Mais Bangumi considère-t-elle suffisamment les alertes ? Lucie (1), qui a quitté l'entreprise fin mai après un arrêt maladie et la fin de son contrat, a signalé à plusieurs reprises l'attitude de sa supérieure, la responsable de la postproduction. « Depuis janvier, elle ne m'adressait plus la parole, m'a retiré l'essentiel de mes missions sans aucune explication », dit-elle. Ses messages restent alors sans réponse. Elle s'estime mise sur la touche et le signale à la direction dès février, en évoquant son mal-être et une situation qu'elle considère comme du harcèlement. « Il y a eu une dispute qui avait généré des tensions, rectifie Audrey Maillet. L'idée était d'arriver à corriger cette difficulté de communication. » Antoine Herrera évoque, lui, « une inimitié avec des torts partagés », mais reconnaît avoir reçu plusieurs fois Lucie qui « n'était pas bien ». « Elle a vécu un enfer, on l'a vue en larmes très souvent », s'insurge une collègue. Plusieurs autres salariés confirment. La responsable en question n'a pas répondu à notre demande d'interview.
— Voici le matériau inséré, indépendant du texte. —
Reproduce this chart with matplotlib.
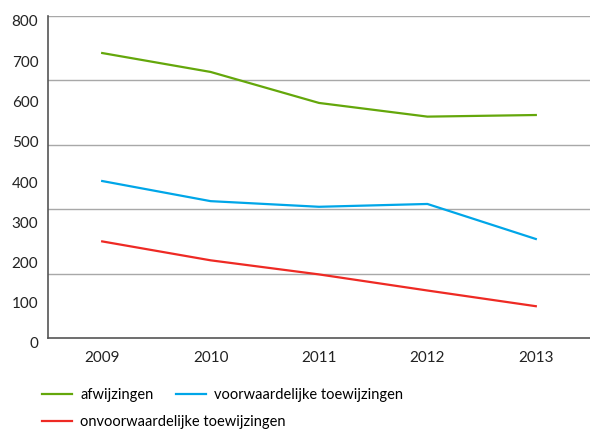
import matplotlib.pyplot as plt
import matplotlib.transforms as mtransforms

plt.rcParams['font.family'] = ['Lato', 'DejaVu Sans']

jaren = ['2009', '2010', '2011', '2012', '2013']
afwijzingen = [708, 661, 584, 550, 554]
voorwaardelijk = [390, 340, 326, 333, 246]
onvoorwaardelijk = [240, 193, 158, 118, 79]

fig = plt.figure(figsize=(5.9, 4.32), dpi=100)
ax = fig.add_axes([48 / 590, 1 - 338 / 432, 1 - 48 / 590, 322 / 432])

x = range(len(jaren))
l1, = ax.plot(x, afwijzingen, color='#64a70b', lw=1.6, label='afwijzingen')
l2, = ax.plot(x, voorwaardelijk, color='#00a6e8', lw=1.6,
              label='voorwaardelijke toewijzingen')
l3, = ax.plot(x, onvoorwaardelijk, color='#ee2a24', lw=1.6,
              label='onvoorwaardelijke toewijzingen')

ax.set_xlim(-0.5, 4.5)
ax.set_ylim(0, 800)

# rasterlijnen om de 160, labels om de 100
for g in range(160, 801, 160):
    ax.axhline(g, color='#a8a8a8', lw=1, zorder=0)

ax.set_yticks(range(0, 801, 100))
ax.set_xticks(list(x))
ax.set_xticklabels(jaren)
ax.tick_params(axis='both', length=0, labelsize=11, colors='#222222')
ax.tick_params(axis='y', pad=7)
ax.tick_params(axis='x', pad=9)

# labels staan in het origineel iets lager dan de waarde
offset = mtransforms.ScaledTranslation(0, -5 / 100, fig.dpi_scale_trans)
for lab in ax.get_yticklabels():
    lab.set_transform(lab.get_transform() + offset)

for side in ('top', 'right'):
    ax.spines[side].set_visible(False)
for side in ('left', 'bottom'):
    ax.spines[side].set_color('#555555')
    ax.spines[side].set_linewidth(1.2)

legenda = dict(loc='center left', frameon=False, fontsize=10.5,
               handlelength=2.06, handletextpad=0.55, borderpad=0,
               borderaxespad=0, columnspacing=1.58)
fig.legend([l1, l2], [l1.get_label(), l2.get_label()], ncol=2,
           bbox_to_anchor=(42 / 590, 1 - 395 / 432), **legenda)
fig.legend([l3], [l3.get_label()],
           bbox_to_anchor=(42 / 590, 1 - 422 / 432), **legenda)

fig.savefig('out.png', dpi=100)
Du côté de la direction, la parole de la plaignante est remise en cause. « Elle avait des soucis avec pas mal de monde », affirme Élodie Bernard. « Nous sommes une boîte normale », insiste Laurent Bon. « Grâce aux moyens humains et financiers, nous savons gérer les petits grains de sel qu'il peut y avoir dans la machine », veut croire Audrey Maillet. Pas question que la mécanique s'enraye. La success story de Bangumi est à ce prix. Pour sa première semaine de rentrée, Quotidien, imperturbable, a battu son record historique d'audience avec, en moyenne, plus de deux millions de téléspectateurs.